((

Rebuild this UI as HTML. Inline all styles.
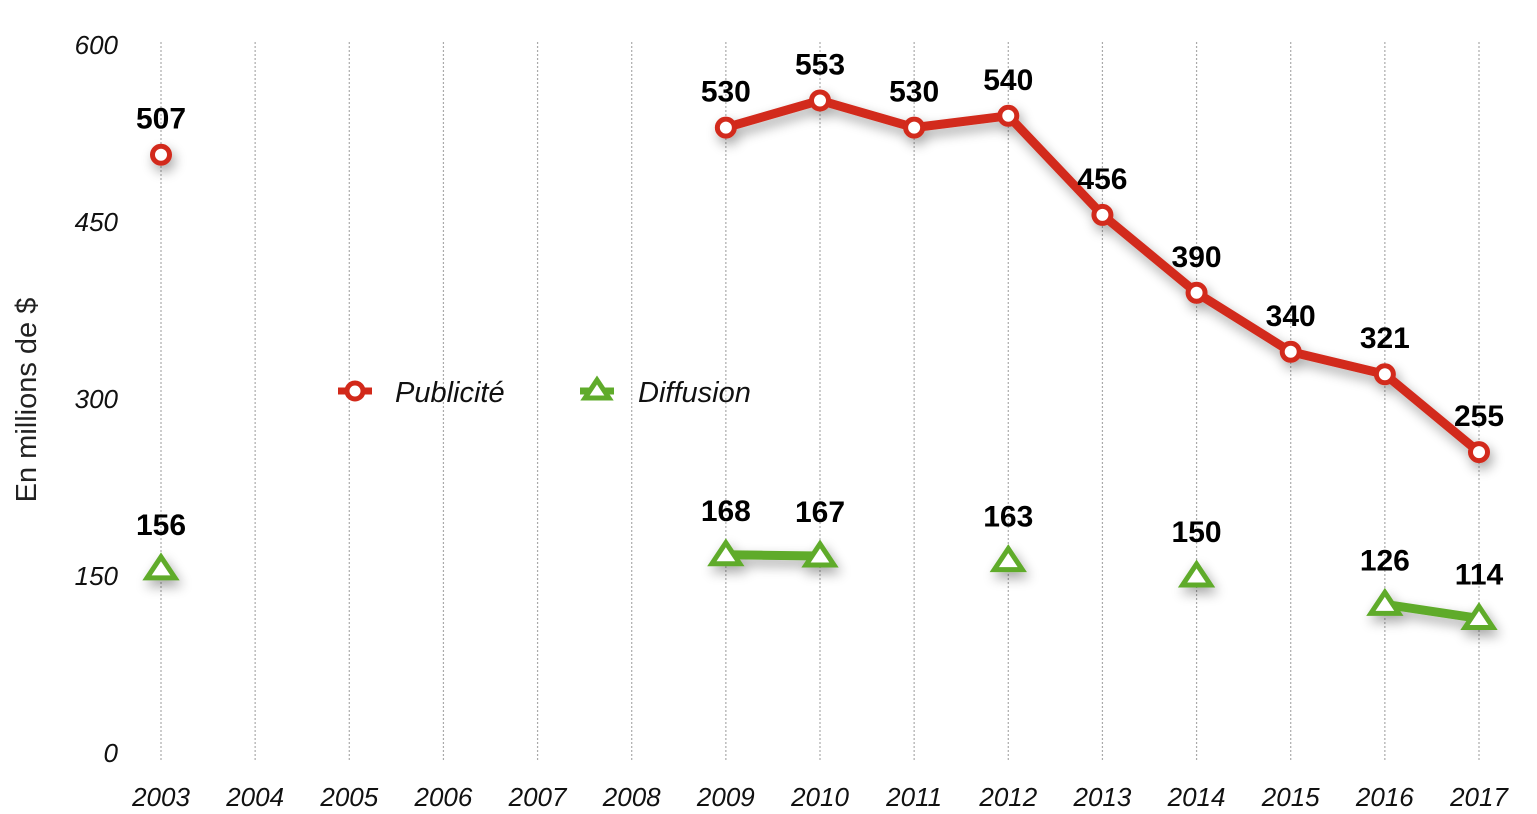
<!DOCTYPE html>
<html><head><meta charset="utf-8"><style>
html,body{margin:0;padding:0;background:#fff;}
svg{display:block;font-family:"Liberation Sans",sans-serif;}
</style></head><body>
<svg id="chart" width="1537" height="814">
<defs>
<filter id="sh" x="-20%" y="-20%" width="140%" height="160%"><feGaussianBlur in="SourceAlpha" stdDeviation="6"/><feOffset dx="3" dy="6"/><feComponentTransfer><feFuncA type="linear" slope="0.35"/></feComponentTransfer><feMerge><feMergeNode/><feMergeNode in="SourceGraphic"/></feMerge></filter>
</defs>
<g id="grid"></g>
<g id="series"></g>
<text transform="translate(36,400) rotate(-90)" text-anchor="middle" font-size="29" fill="#222">En millions de $</text>
<g>
<g>
<line x1="338" y1="391" x2="372" y2="391" stroke="#d2291a" stroke-width="7"/>
<circle cx="355" cy="391" r="8" fill="#fff" stroke="#d2291a" stroke-width="5"/>
<text x="395" y="402" font-size="29" font-style="italic" fill="#111">Publicité</text>
</g>
<g>
<line x1="580" y1="391" x2="614" y2="391" stroke="#5fab2b" stroke-width="7"/>
<polygon points="597,380 609,398 585,398" fill="#fff" stroke="#5fab2b" stroke-width="5"/>
<text x="638" y="402" font-size="29" font-style="italic" fill="#111">Diffusion</text>
</g>
</g>
</svg>
<script>
const years=[2003,2004,2005,2006,2007,2008,2009,2010,2011,2012,2013,2014,2015,2016,2017];
const pub=[507,null,null,null,null,null,530,553,530,540,456,390,340,321,255];
const dif=[156,null,null,null,null,null,168,167,null,163,null,150,null,126,114];
const yTicks=[0,150,300,450,600];
const NS="http://www.w3.org/2000/svg";
const X=i=>161+i*(1479-161)/14;
const Y=v=>753-v*708/600;
function mk(t,a,p){const e=document.createElementNS(NS,t);for(const k in a)e.setAttribute(k,a[k]);p.appendChild(e);return e;}
const grid=document.getElementById('grid'),ser=document.getElementById('series');
years.forEach((yr,i)=>{
 const l=mk('line',{x1:X(i),x2:X(i),y1:42,y2:760,stroke:'#aaa','stroke-width':1.2,'stroke-dasharray':'2,2'},grid);
 
 const t=mk('text',{x:X(i),y:806,'text-anchor':'middle','font-size':26,'font-style':'italic',fill:'#111'},grid);
 t.textContent=yr;
});
yTicks.forEach(v=>{
 const t=mk('text',{x:118,y:Y(v)+9,'text-anchor':'end','font-size':26,'font-style':'italic',fill:'#111'},grid);
 t.textContent=v;
});
function draw(data,color,name,tri){
 const g=mk('g',{filter:'url(#sh)'},ser);
 
 for(let i=0;i<data.length-1;i++){if(data[i]!=null&&data[i+1]!=null){
  const l=mk('line',{x1:X(i),y1:Y(data[i]),x2:X(i+1),y2:Y(data[i+1]),stroke:color,'stroke-width':9,'stroke-linecap':'round'},g);
  }}
 data.forEach((v,i)=>{if(v==null)return;const x=X(i),y=Y(v);let m;
  if(tri)m=mk('polygon',{points:`${x},${y-12} ${x+14},${y+9} ${x-14},${y+9}`,fill:'#fff',stroke:color,'stroke-width':5,'stroke-linejoin':'miter'},g);
  else m=mk('circle',{cx:x,cy:y,r:8.5,fill:'#fff',stroke:color,'stroke-width':5},g);
  
  const t=mk('text',{x:x,y:y-(tri?34:26),'text-anchor':'middle','font-size':30,'font-weight':'bold',fill:'#000'},ser);
  t.textContent=v;
 });
}
draw(pub,'#d2291a','publicite',false);
draw(dif,'#5fab2b','diffusion',true);
</script>
</body></html>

))

- To do: Drop the images and repeat the data exactly.

- Exercise output:
Rebuild this UI as HTML. Inline all styles.
<!DOCTYPE html>
<html><head><meta charset="utf-8"><style>
html,body{margin:0;padding:0;background:#fff;}
svg{display:block;font-family:"Liberation Sans",sans-serif;}
</style></head><body>
<svg id="chart" width="1537" height="814">
<defs>
<filter id="sh" x="-20%" y="-20%" width="140%" height="160%"><feGaussianBlur in="SourceAlpha" stdDeviation="6"/><feOffset dx="3" dy="6"/><feComponentTransfer><feFuncA type="linear" slope="0.35"/></feComponentTransfer><feMerge><feMergeNode/><feMergeNode in="SourceGraphic"/></feMerge></filter>
</defs>
<g id="grid"></g>
<g id="series"></g>
<text transform="translate(36,400) rotate(-90)" text-anchor="middle" font-size="29" fill="#222">En millions de $</text>
<g>
<g>
<line x1="338" y1="391" x2="372" y2="391" stroke="#d2291a" stroke-width="7"/>
<circle cx="355" cy="391" r="8" fill="#fff" stroke="#d2291a" stroke-width="5"/>
<text x="395" y="402" font-size="29" font-style="italic" fill="#111">Publicité</text>
</g>
<g>
<line x1="580" y1="391" x2="614" y2="391" stroke="#5fab2b" stroke-width="7"/>
<polygon points="597,380 609,398 585,398" fill="#fff" stroke="#5fab2b" stroke-width="5"/>
<text x="638" y="402" font-size="29" font-style="italic" fill="#111">Diffusion</text>
</g>
</g>
</svg>
<script>
const years=[2003,2004,2005,2006,2007,2008,2009,2010,2011,2012,2013,2014,2015,2016,2017];
const pub=[507,null,null,null,null,null,530,553,530,540,456,390,340,321,255];
const dif=[156,null,null,null,null,null,168,167,null,163,null,150,null,126,114];
const yTicks=[0,150,300,450,600];
const NS="http://www.w3.org/2000/svg";
const X=i=>161+i*(1479-161)/14;
const Y=v=>753-v*708/600;
function mk(t,a,p){const e=document.createElementNS(NS,t);for(const k in a)e.setAttribute(k,a[k]);p.appendChild(e);return e;}
const grid=document.getElementById('grid'),ser=document.getElementById('series');
years.forEach((yr,i)=>{
 const l=mk('line',{x1:X(i),x2:X(i),y1:42,y2:760,stroke:'#aaa','stroke-width':1.2,'stroke-dasharray':'2,2'},grid);
 
 const t=mk('text',{x:X(i),y:806,'text-anchor':'middle','font-size':26,'font-style':'italic',fill:'#111'},grid);
 t.textContent=yr;
});
yTicks.forEach(v=>{
 const t=mk('text',{x:118,y:Y(v)+9,'text-anchor':'end','font-size':26,'font-style':'italic',fill:'#111'},grid);
 t.textContent=v;
});
function draw(data,color,name,tri){
 const g=mk('g',{filter:'url(#sh)'},ser);
 
 for(let i=0;i<data.length-1;i++){if(data[i]!=null&&data[i+1]!=null){
  const l=mk('line',{x1:X(i),y1:Y(data[i]),x2:X(i+1),y2:Y(data[i+1]),stroke:color,'stroke-width':9,'stroke-linecap':'round'},g);
  }}
 data.forEach((v,i)=>{if(v==null)return;const x=X(i),y=Y(v);let m;
  if(tri)m=mk('polygon',{points:`${x},${y-12} ${x+14},${y+9} ${x-14},${y+9}`,fill:'#fff',stroke:color,'stroke-width':5,'stroke-linejoin':'miter'},g);
  else m=mk('circle',{cx:x,cy:y,r:8.5,fill:'#fff',stroke:color,'stroke-width':5},g);
  
  const t=mk('text',{x:x,y:y-(tri?34:26),'text-anchor':'middle','font-size':30,'font-weight':'bold',fill:'#000'},ser);
  t.textContent=v;
 });
}
draw(pub,'#d2291a','publicite',false);
draw(dif,'#5fab2b','diffusion',true);
</script>
</body></html>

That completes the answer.